中隊30名を4列縦隊に並ばせ、池田教官の「突っ込め!」の号令で短剣で突っ込ませる。「よし!」の声があるまで突き続ける。それを7,8回繰り返して終わったとき、大きな夕日が辺りを包み、身の毛がよだつ光景だった。
<シベリア抑留―無反省時代>
5年間、強制労働に服す。マイナス42度の屋外労働で感想野菜と燕麦のおかゆ、夜のみは350gの黒パン。シベリア民主運動では密告が横行し、隣の人間が信じられない状況だった。政治部員に抜擢されたが、親友の池田君の密告を強要されて、拒否したため反動分子のレッテルが貼られ、懲罰ラーゲリに入れられた。もう帰国は絶望だと思ったが、「それでよい」という天の声が聞こえた。「それでよい」という天の声が聞こえた。カントの墓碑銘「それをしばしば思えば思うほど、ますます新に、また力強く驚嘆と畏敬の念を持って心を満たすものが二つある。わが上なる(星輝く)空と内なる道徳律である」である。
<撫順戦犯管理所時代>
ハバロフスクから貨物列車で中国へ移管されて6年間。管理所はかつて反満分子を捕らえ、拷問などをしたところだったが、医務室、病室、浴室、理髪室まで整えられていた。周恩来の「戦犯とて人間、人間である以上人格を尊重せよ」の方針に基づき、強制労働はなく管理所職員は一日に2回の高粱飯を食べながら我々には白米を3食食べさせた。反省の契機は工作員の人間性と人道的待遇だった。理論学習―被害者に立場に立つーでは中国革命を理論武装するための「実践論」を読み、“(祖国のを危機に傍観していた)カント哲学は思想の遊戯ではなかったか”と思われた。「持久戦を論ず」ではいわゆる支那事変(抗日戦争)勃発当時書かれたのに、その戦争の推移を完璧に捉えられ、そのような結果になったことに驚嘆。中国共産党軍の高いモラルこそ 革命の原動力。八路軍の守るべき「3つ民主―上級と兵士、軍と民衆、捕虜との民主」に感動し、世界と人間を改造する遠大な理想と、恒久平和への願いを理解した。こうして被害者の立場に立って侵略戦争を理解することができるようになった。
<認罪運動>
各自が過去の犯罪を暴露して罪を認め、反省すること。ところが、大学教育を受けたために、責任は天皇と上級者にあると考え、自分は埒外にあると思っている。被害者の立場に立てば、加害者内の思想の相違は問題ではない、同じく許しがたいものである。「実的刺突」の責任は、自分にあり、そこに私を陥れた大隊長にあり、・・・日本軍隊の総帥天皇にまで及ぶは当然。
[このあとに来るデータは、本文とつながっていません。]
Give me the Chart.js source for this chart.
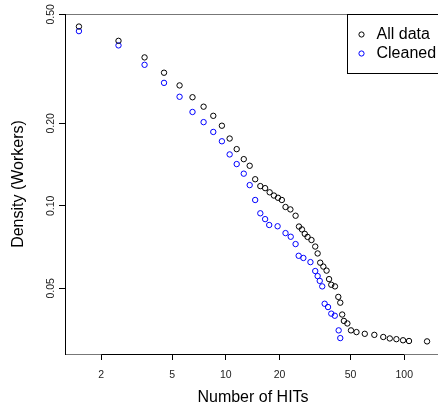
<!DOCTYPE html>
<html>
<head>
<meta charset="utf-8">
<script src="https://cdn.jsdelivr.net/npm/chart.js@4/dist/chart.umd.min.js"></script>
<style>
  html, body { margin: 0; padding: 0; background: #fff; overflow: hidden; }
  #wrap { width: 446px; height: 411px; }
</style>
</head>
<body>
<div id="wrap"><canvas id="hits" width="446" height="411"></canvas></div>
<script>
// HITs per worker vs. share of workers, log-log
const hitsAll = [1.5, 2.5, 3.5, 4.5, 5.5, 6.5, 7.5, 8.5, 9.5, 10.5, 11.5, 12.6, 13.6, 14.6, 15.6, 16.6, 17.6, 18.6, 19.6,
  20.6, 21.6, 23.0, 24.6, 25.7, 26.7, 27.7, 28.7, 30.2, 31.7, 32.7, 33.8, 35.2, 36.7, 37.9, 39.0, 40.9, 42.7, 43.8, 44.9,
  45.9, 48.0, 50.3, 54.0, 60.1, 68.0, 76.3, 83.0, 90.4, 98.5, 106.4, 134.3];
const densityAll = [0.451, 0.400, 0.348, 0.306, 0.275, 0.249, 0.230, 0.213, 0.196, 0.176, 0.161, 0.148, 0.140, 0.125,
  0.118, 0.116, 0.112, 0.109, 0.107, 0.105, 0.099, 0.097, 0.092, 0.084, 0.082, 0.079, 0.077, 0.075, 0.071, 0.067, 0.062,
  0.060, 0.058, 0.054, 0.0515, 0.0508, 0.0465, 0.0443, 0.0401, 0.0380, 0.0372, 0.0351, 0.0346, 0.0341, 0.0338, 0.0332,
  0.0328, 0.0326, 0.0323, 0.0321, 0.0320];

const hitsClean = [1.5, 2.5, 3.5, 4.5, 5.5, 6.5, 7.5, 8.5, 9.5, 10.5, 11.5, 12.6, 13.6, 14.6, 15.6, 16.6, 17.5, 19.5,
  21.6, 23.1, 24.6, 25.6, 27.2, 29.8, 31.7, 32.7, 33.6, 34.7, 35.8, 37.4, 39.0, 40.8, 42.9, 43.8];
const densityClean = [0.434, 0.385, 0.327, 0.281, 0.250, 0.220, 0.202, 0.186, 0.172, 0.154, 0.142, 0.131, 0.119, 0.105,
  0.0939, 0.0894, 0.0851, 0.0842, 0.0795, 0.0771, 0.0725, 0.0657, 0.0645, 0.0623, 0.0578, 0.0554, 0.0532, 0.0508,
  0.0439, 0.0427, 0.0404, 0.0397, 0.0351, 0.0329];

const seriesNames = ['All data', 'Cleaned'];
const seriesColors = ['#000000', '#0000ff'];

const xTicks = [2, 5, 10, 20, 50, 100];
const xTickLabels = ['2', '5', '10', '20', '50', '100'];
const yTicks = [0.05, 0.1, 0.2, 0.5];
const yTickLabels = ['0.05', '0.10', '0.20', '0.50'];

const FONT = "'Liberation Sans', Arial, Helvetica, sans-serif";

const toPoints = (xs, ys) => xs.map((x, i) => ({ x: x, y: ys[i] }));

// R-style frame, axis lines, titles and legend
const framePlugin = {
  id: 'frame',
  afterDatasetsDraw(chart) {
    const { ctx, chartArea: a, scales } = chart;
    const xs = scales.x;
    ctx.save();

    // plot box
    ctx.lineWidth = 1;
    ctx.strokeStyle = '#777';
    ctx.beginPath();
    ctx.moveTo(a.left, a.top + 0.5);
    ctx.lineTo(a.right, a.top + 0.5);
    ctx.moveTo(a.left, a.bottom + 0.5);
    ctx.lineTo(a.right, a.bottom + 0.5);
    ctx.stroke();
    ctx.strokeStyle = '#000';
    ctx.beginPath();
    ctx.moveTo(a.left + 0.5, a.top);
    ctx.lineTo(a.left + 0.5, a.bottom + 1);
    ctx.stroke();

    // axis line between outer ticks
    ctx.lineWidth = 1.2;
    ctx.beginPath();
    ctx.moveTo(xs.getPixelForValue(xTicks[0]), a.bottom + 0.5);
    ctx.lineTo(xs.getPixelForValue(xTicks[xTicks.length - 1]), a.bottom + 0.5);
    ctx.stroke();

    // axis titles
    ctx.fillStyle = '#000';
    ctx.font = '16px ' + FONT;
    ctx.textAlign = 'center';
    ctx.textBaseline = 'middle';
    ctx.fillText('Number of HITs', (a.left + a.right) / 2, 398);
    ctx.save();
    ctx.translate(19, (a.top + a.bottom) / 2);
    ctx.rotate(-Math.PI / 2);
    ctx.fillText('Density (Workers)', 0, 0);
    ctx.restore();

    // legend, top right
    const lx = 347, ly = a.top, lw = 120, lh = 59;
    ctx.fillStyle = '#fff';
    ctx.fillRect(lx, ly, lw, lh);
    ctx.lineWidth = 1;
    ctx.strokeStyle = '#000';
    ctx.strokeRect(lx + 0.5, ly + 0.5, lw, lh);
    ctx.textAlign = 'left';
    seriesNames.forEach((name, i) => {
      const cy = ly + 20.5 + i * 19;
      ctx.strokeStyle = seriesColors[i];
      ctx.beginPath();
      ctx.arc(361.5, cy, 2.6, 0, Math.PI * 2);
      ctx.stroke();
      ctx.fillStyle = '#000';
      ctx.fillText(name, 376.5, cy + 0.5);
    });
    ctx.restore();
  }
};

new Chart(document.getElementById('hits'), {
  type: 'scatter',
  data: {
    datasets: [
      { label: seriesNames[0], data: toPoints(hitsAll, densityAll), borderColor: seriesColors[0] },
      { label: seriesNames[1], data: toPoints(hitsClean, densityClean), borderColor: seriesColors[1] }
    ]
  },
  options: {
    responsive: false,
    animation: false,
    devicePixelRatio: 1,
    layout: { padding: { top: 14, right: 1, left: 0, bottom: 0 } },
    elements: {
      point: { radius: 2.7, borderWidth: 1, backgroundColor: 'rgba(0,0,0,0)', pointStyle: 'circle' }
    },
    plugins: {
      legend: { display: false },
      tooltip: { enabled: false }
    },
    scales: {
      x: {
        type: 'logarithmic',
        min: 1.253,
        max: 160.8,
        afterBuildTicks: (s) => { s.ticks = xTicks.map(v => ({ value: v })); },
        afterFit: (s) => { s.height = 57; },
        grid: { drawOnChartArea: false, drawTicks: true, tickLength: 6, color: '#000', lineWidth: 1 },
        border: { display: false },
        ticks: {
          autoSkip: false,
          maxRotation: 0,
          padding: 9,
          color: '#222',
          font: { family: FONT, size: 10.5 },
          callback: (v) => xTickLabels[xTicks.indexOf(v)]
        }
      },
      y: {
        type: 'logarithmic',
        min: 0.02878,
        max: 0.5012,
        afterBuildTicks: (s) => { s.ticks = yTicks.map(v => ({ value: v })); },
        afterFit: (s) => { s.width = 65; },
        grid: { drawOnChartArea: false, drawTicks: true, tickLength: 6, color: '#000', lineWidth: 1 },
        border: { display: false },
        ticks: {
          autoSkip: false,
          minRotation: 90,
          maxRotation: 90,
          crossAlign: 'center',
          padding: -2,
          color: '#222',
          font: { family: FONT, size: 10.5 },
          callback: (v) => yTickLabels[yTicks.indexOf(v)]
        }
      }
    }
  },
  plugins: [framePlugin]
});
</script>
</body>
</html>
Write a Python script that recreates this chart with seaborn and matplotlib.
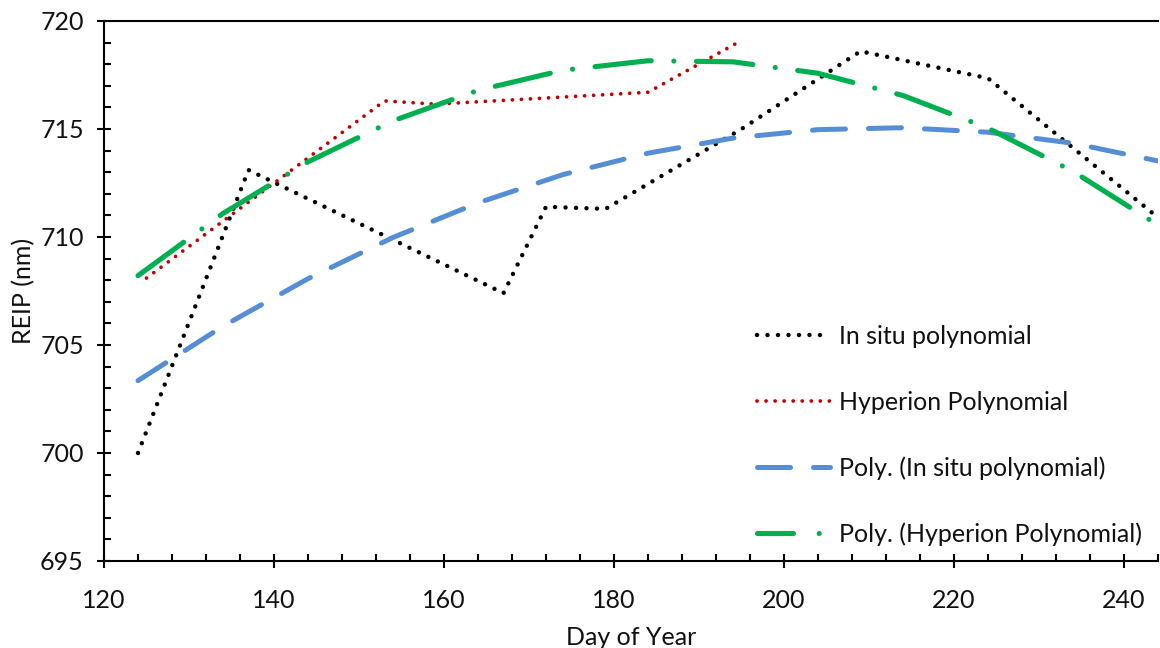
import numpy as np
import pandas as pd
import seaborn as sns
import matplotlib
matplotlib.use("Agg")
import matplotlib.pyplot as plt
from matplotlib.ticker import MultipleLocator
from matplotlib.lines import Line2D

# ---- data ----
insitu_day = [124, 137, 167, 172, 179, 195, 209, 224, 244]
insitu_reip = [700.0, 713.1, 707.4, 711.4, 711.3, 715.0, 718.6, 717.35, 710.9]

hyper_day = [125, 153, 159, 184, 195]
hyper_reip = [708.1, 716.3, 716.15, 716.7, 719.1]

trend_day = [124, 134, 144, 154, 164, 174, 184, 194, 204, 214, 224, 234, 244]
insitu_trend = [703.35, 705.87, 708.07, 709.98, 711.58, 712.89, 713.88,
                714.58, 714.97, 715.06, 714.85, 714.34, 713.52]
hyper_trend = [708.21, 711.09, 713.48, 715.38, 716.79, 717.72, 718.16,
               718.11, 717.58, 716.55, 715.04, 713.04, 710.55]

labels = ["In situ polynomial", "Hyperion Polynomial",
          "Poly. (In situ polynomial)", "Poly. (Hyperion Polynomial)"]
x_ticks = [120, 140, 160, 180, 200, 220, 240]
y_ticks = [695, 700, 705, 710, 715, 720]

# ---- style ----
sns.set_style("white")
plt.rcParams['font.family'] = ['Lato', 'DejaVu Sans']
FS = 18

fig = plt.figure(figsize=(11.6, 6.48), dpi=100)
ax = fig.add_axes([104 / 1160, 1 - 561 / 648, (1158 - 104) / 1160, (561 - 21) / 648])

BLACK = "#000000"
RED = "#C00000"
BLUE = "#558ED5"
GREEN = "#00B050"

BLACK_LS = (0, (0.01, 2.35))
RED_LS = (0, (0.01, 2.4))
BLUE_LS = (0, (6.6, 4.6))
GREEN_LS = (0, (11, 4.4, 0.01, 4.4))

sns.lineplot(x=insitu_day, y=insitu_reip, ax=ax, color=BLACK, lw=3.2,
             linestyle=BLACK_LS, dash_capstyle="round", sort=False)
sns.lineplot(x=hyper_day, y=hyper_reip, ax=ax, color=RED, lw=2.7,
             linestyle=RED_LS, dash_capstyle="round", sort=False)
sns.lineplot(x=trend_day, y=insitu_trend, ax=ax, color=BLUE, lw=3.6,
             linestyle=BLUE_LS, dash_capstyle="round", sort=False)
sns.lineplot(x=trend_day, y=hyper_trend, ax=ax, color=GREEN, lw=3.7,
             linestyle=GREEN_LS, dash_capstyle="round", sort=False)

ax.set_xlim(120, 244)
ax.set_ylim(695, 720)
ax.set_xticks(x_ticks)
ax.set_yticks(y_ticks)
ax.xaxis.set_minor_locator(MultipleLocator(4))
ax.yaxis.set_minor_locator(MultipleLocator(1))

for s in ["left", "bottom", "top"]:
    ax.spines[s].set_visible(True)
    ax.spines[s].set_color("black")
    ax.spines[s].set_linewidth(1.5)
ax.spines["right"].set_visible(False)

ax.tick_params(which="major", direction="inout", length=10, width=1.5,
               color="black", labelsize=FS, labelcolor="#111111",
               bottom=True, left=True, top=False, right=False)
ax.tick_params(axis="x", which="major", pad=15)
ax.tick_params(axis="y", which="major", pad=9.5)
ax.tick_params(which="minor", direction="in", length=5, width=1.5,
               color="black", bottom=True, left=True, top=False, right=False)

ax.set_xlabel("Day of Year", fontsize=FS, color="#111111", labelpad=10)
ax.set_ylabel("REIP (nm)", fontsize=FS, color="#111111", labelpad=3.7)
ax.grid(False)

handles = [
    Line2D([], [], color=BLACK, lw=3.2, linestyle=BLACK_LS, dash_capstyle="round"),
    Line2D([], [], color=RED, lw=2.7, linestyle=RED_LS, dash_capstyle="round"),
    Line2D([], [], color=BLUE, lw=3.6, linestyle=BLUE_LS, dash_capstyle="round"),
    Line2D([], [], color=GREEN, lw=3.7, linestyle=(0, (7, 5, 0.01, 5)), dash_capstyle="round"),
]
leg = ax.legend(handles, labels, loc="upper left",
                bbox_to_anchor=(757 / 1160, 1 - 325 / 648), bbox_transform=fig.transFigure,
                frameon=False, fontsize=FS, handlelength=2.92, handletextpad=0.35,
                labelspacing=1.7, borderpad=0, borderaxespad=0)
for t in leg.get_texts():
    t.set_color("#111111")

fig.savefig("out.png", dpi=100)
中華人民共和国の寛大な裁判によって、最高刑20年(戦後17年をひいて実質3年)で大半は起訴免除即日帰国が許されて43歳で帰国した。中国での16年間のうち最後の6年間は幸せである。帰国後は中帰連を結成して日中友好と反戦活動をして罪の償いをしている。次の世代に我々の二の舞を踏んでもらいたくない。
<まとめ>
侵略戦争は人間を堕落させる。教育基本法「改正」は戦争への突破口、絶対に許してはならない。